Okay. Well, then re-learning how to communicate again is also going to be key. Communication is never "THE" problem, but it is an essential tool that is necessary in order to be able to get to the problems.
He says that he loves me and that he feels that he has more to give, but doesn't know how to get through over the hurdle of what we've been discussing
Do you think that this book will be helpful?
Dr. Schnarch takes a very different approach than most counselors who try to help couples. But, in my opinion, and in my experience over the years of working with couples, he hits the nail on the head. In addition to helping your relationship be better, his approach is ALL about each individual becoming more whole themselves. I think it's a wonderful book and that it will help. This is not a "fluff" book; like I said, it's deep and it may take you a year to get through it. But the timing doesn't matter. As long as you are progressing forward, it doesn't matter how long it takes. These kinds of changes occur in baby steps anyways. And sometimes it's two steps forward, one step back, so don't be discouraged.
Set aside some times for yourselves, even if it's only 15-30 minutes per day, and read this book and talk about it together.
Your other option is to find a good counselor - one who is specifically licensed in Marriage and Family Therapy.
But the book is a bit more economical. :-)
So, I've got to run for now, but if you need to talk more, or have any further questions, please let me know. I will check back throughout the day. I do hope this has been helpful thus far!
I'm not worried about cost, but it sounds like a good start..
He has a bad taste in his mouth about the last counselor. Would it be wise to let him choose this one?
This has been very helpful. And its good to know that we're pointed somewhat in the right direction.
Do you think that having him read a book together would be shoving this in his face?
THE MOST important thing when choosing a counselor is that you BOTH feel comfortable with him/her. Without that, the counseling will go nowhere. So make this a JOINT decision. Don't just let him choose, you both go. Think of your first session as the two of you "interviewing" and getting to know the counselor as much as the counselor is getting to know you.
As for the book, I was assuming that since both of you are on the same page about the problem and your desires, he would be open to it.
I think he would
maybe its just my fear of response that I need to get over.
I would simply just tell him that you've "chatted" with me, and this was a suggestion for the two of you. Again, don't buy it and then say - "here let's read it." Tell him about our conversation today and see what he thinks about you buying it. Then, again, it's more of a joint decision.
Yes, it may be fear....hard to get over when you have not been open for so long.
Thank you so much for your guidance, It was most helpful... Is there a way to contact you should I have further questions regarding this matter?

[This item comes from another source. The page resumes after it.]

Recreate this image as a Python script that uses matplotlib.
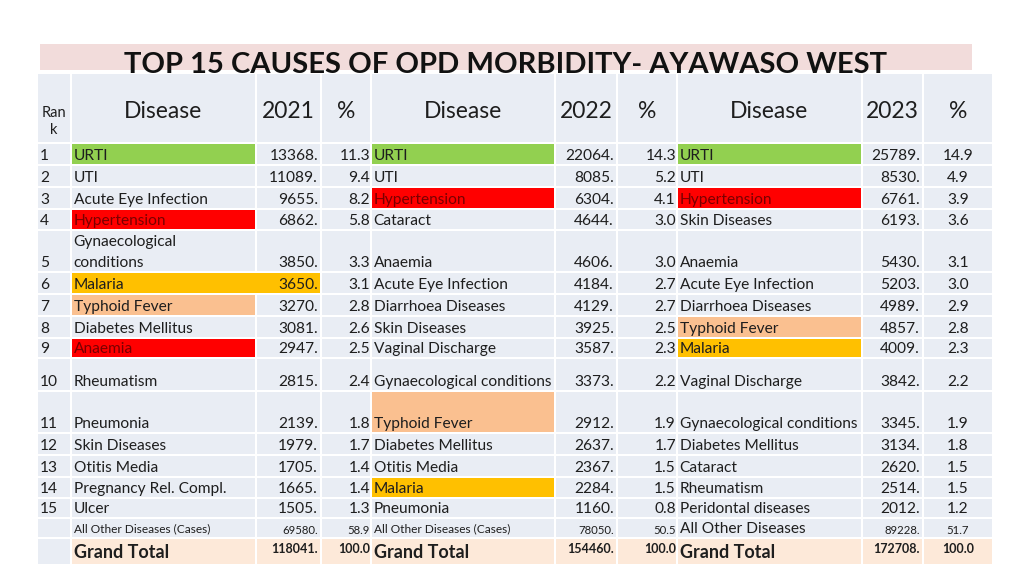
import matplotlib

matplotlib.use("Agg")

import matplotlib.pyplot as plt
from matplotlib.patches import Rectangle

plt.rcParams["font.family"] = ["Lato", "DejaVu Sans"]

# ---- data ----
title = "TOP 15 CAUSES OF OPD MORBIDITY- AYAWASO WEST"
years = ["2021", "2022", "2023"]
ranks = ["1", "2", "3", "4", "5", "6", "7", "8", "9", "10", "11", "12", "13", "14", "15"]

diseases_2021 = ["URTI", "UTI", "Acute Eye Infection", "Hypertension",
                 "Gynaecological\nconditions", "Malaria", "Typhoid Fever",
                 "Diabetes Mellitus", "Anaemia", "Rheumatism", "Pneumonia",
                 "Skin Diseases", "Otitis Media", "Pregnancy Rel. Compl.", "Ulcer"]
cases_2021 = [13368, 11089, 9655, 6862, 3850, 3650, 3270, 3081, 2947, 2815,
              2139, 1979, 1705, 1665, 1505]
pct_2021 = [11.3, 9.4, 8.2, 5.8, 3.3, 3.1, 2.8, 2.6, 2.5, 2.4, 1.8, 1.7, 1.4, 1.4, 1.3]

diseases_2022 = ["URTI", "UTI", "Hypertension", "Cataract", "Anaemia",
                 "Acute Eye Infection", "Diarrhoea Diseases", "Skin Diseases",
                 "Vaginal Discharge", "Gynaecological conditions", "Typhoid Fever",
                 "Diabetes Mellitus", "Otitis Media", "Malaria", "Pneumonia"]
cases_2022 = [22064, 8085, 6304, 4644, 4606, 4184, 4129, 3925, 3587, 3373,
              2912, 2637, 2367, 2284, 1160]
pct_2022 = [14.3, 5.2, 4.1, 3.0, 3.0, 2.7, 2.7, 2.5, 2.3, 2.2, 1.9, 1.7, 1.5, 1.5, 0.8]

diseases_2023 = ["URTI", "UTI", "Hypertension", "Skin Diseases", "Anaemia",
                 "Acute Eye Infection", "Diarrhoea Diseases", "Typhoid Fever",
                 "Malaria", "Vaginal Discharge", "Gynaecological conditions",
                 "Diabetes Mellitus", "Cataract", "Rheumatism", "Peridontal diseases"]
cases_2023 = [25789, 8530, 6761, 6193, 5430, 5203, 4989, 4857, 4009, 3842,
              3345, 3134, 2620, 2514, 2012]
pct_2023 = [14.9, 4.9, 3.9, 3.6, 3.1, 3.0, 2.9, 2.8, 2.3, 2.2, 1.9, 1.8, 1.5, 1.5, 1.2]

other_labels = ["All Other Diseases (Cases)", "All Other Diseases (Cases)", "All Other Diseases"]
other_cases = [69580, 78050, 89228]
other_pct = [58.9, 50.5, 51.7]
grand_totals = [118041, 154460, 172708]
total_pct = [100.0, 100.0, 100.0]

# ---- styling ----
GREEN = "#92d050"
RED = "#ff0000"
ORANGE = "#ffc000"
PEACH = "#fac090"
CELL = "#e9edf4"
TOTAL_BG = "#fde9d9"
BAND = "#f2dcdb"
INK = "#1e1e1e"

highlights = [
    {"URTI": GREEN, "Hypertension": RED, "Malaria": ORANGE,
     "Typhoid Fever": PEACH, "Anaemia": RED},
    {"URTI": GREEN, "Hypertension": RED, "Malaria": ORANGE, "Typhoid Fever": PEACH},
    {"URTI": GREEN, "Hypertension": RED, "Malaria": ORANGE, "Typhoid Fever": PEACH},
]

# layout in pixels (figure is 1024 x 570)
col_edges = [37, 71, 256, 321, 371, 555, 617, 677, 862, 923, 993]
row_edges = [73, 143, 165, 187, 209, 230, 272, 294, 316, 338, 358, 391,
             433, 455, 477, 498, 518, 538, 565]
BODY = 11.2
HEAD = 16.5

fig = plt.figure(figsize=(10.24, 5.7), dpi=100)
ax = fig.add_axes([0, 0, 1, 1])
ax.set_xlim(0, 1024)
ax.set_ylim(570, 0)
ax.axis("off")


def cell(c0, c1, r, color):
    x0, x1 = col_edges[c0], col_edges[c1]
    y0, y1 = row_edges[r], row_edges[r + 1]
    ax.add_patch(Rectangle((x0 + 1, y0 + 1), x1 - x0 - 2, y1 - y0 - 2,
                           facecolor=color, edgecolor="none", zorder=1))


def put(txt, c, r, align="left", size=BODY, weight="normal", color=INK, dy=9.0, pad=3):
    x0, x1 = col_edges[c], col_edges[c + 1]
    bottom = row_edges[r + 1]
    if align == "left":
        x = x0 + pad
    elif align == "right":
        x = x1 - pad
    else:
        x = (x0 + x1) / 2
    lines = txt.split("\n")
    for k, line in enumerate(lines):
        y = bottom - dy - 21 * (len(lines) - 1 - k)
        ax.text(x, y, line, ha=align, va="center", fontsize=size,
                fontweight=weight, color=color, zorder=3)


# title band
ax.add_patch(Rectangle((40, 44), 932, 26, facecolor=BAND, edgecolor="none", zorder=0))
ax.text(506, 65, title, ha="center", va="center", fontsize=21,
        fontweight="bold", color="#111111", zorder=5)

n_rows = len(row_edges) - 1
# base cells
for r in range(n_rows):
    for c in range(len(col_edges) - 1):
        bg = TOTAL_BG if (r == n_rows - 1 and c > 0) else CELL
        cell(c, c + 1, r, bg)

# header
ax.text(54, 113, "Ran", ha="center", va="center", fontsize=10.5, color=INK, zorder=3)
ax.text(54, 130, "k", ha="center", va="center", fontsize=10.5, color=INK, zorder=3)
for y, year in enumerate(years):
    base = 1 + 3 * y
    for c, lab in zip((base, base + 1, base + 2), ("Disease", year, "%")):
        x = (col_edges[c] + col_edges[c + 1]) / 2
        ax.text(x, 111, lab, ha="center", va="center", fontsize=HEAD, color=INK, zorder=3)

for i, rk in enumerate(ranks):
    put(rk, 0, i + 1)

all_diseases = [diseases_2021, diseases_2022, diseases_2023]
all_cases = [cases_2021, cases_2022, cases_2023]
all_pct = [pct_2021, pct_2022, pct_2023]

for y in range(3):
    base = 1 + 3 * y
    pct_align = "center" if y == 2 else "right"
    for i, name in enumerate(all_diseases[y]):
        r = i + 1
        key = name.replace("\n", " ")
        color = highlights[y].get(key)
        txt_color = INK
        if color is not None:
            # 2021 malaria band runs over the case count too
            span = 2 if (y == 0 and key == "Malaria") else 1
            cell(base, base + span, r, color)
            if color == RED:
                txt_color = "#7a0000"
        put(name, base, r, color=txt_color, pad=2.5)
        put(f"{all_cases[y][i]}.", base + 1, r, align="right", pad=3)
        put(f"{all_pct[y][i]:.1f}", base + 2, r, align=pct_align, pad=1)

    # all other diseases row
    r = 16
    put(other_labels[y], base, r, size=BODY if y == 2 else 8.6, pad=2.5)
    put(f"{other_cases[y]}.", base + 1, r, align="right", size=8.2, dy=8)
    put(f"{other_pct[y]:.1f}", base + 2, r, align=pct_align, size=8.2, dy=8, pad=1)

    # grand total row
    r = 17
    put("Grand Total", base, r, size=13, weight="bold", dy=12, pad=2.5)
    put(f"{grand_totals[y]}.", base + 1, r, align="right", size=9, weight="bold", dy=16)
    put(f"{total_pct[y]:.1f}", base + 2, r, align=pct_align, size=9, weight="bold", dy=16, pad=1)

fig.savefig("out.png", dpi=100, facecolor="white")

Thanks!! We'll see how it goes... :-/
Yes we have talked and of course, have much more to do. He was going to evaluate it while he was gone on business and we would likely have another talk sometime later this week (wed on sometime....) He did mention that he didn't want me to be pushy or he would be sure to pull away.. So, I wait. It seems like an eternity. Very hard to me not to reach out to him, as I know he is trying to sort through things too...We finally had a talk about the affair!! We identified the "why" I think...and I think that I have figured out some things about myself that provided an additive effect to other issues. I guess some of my old habits die hard, and I'm ready to put them to bed, for good!! Would love to talk more to you if I could. Thanks again!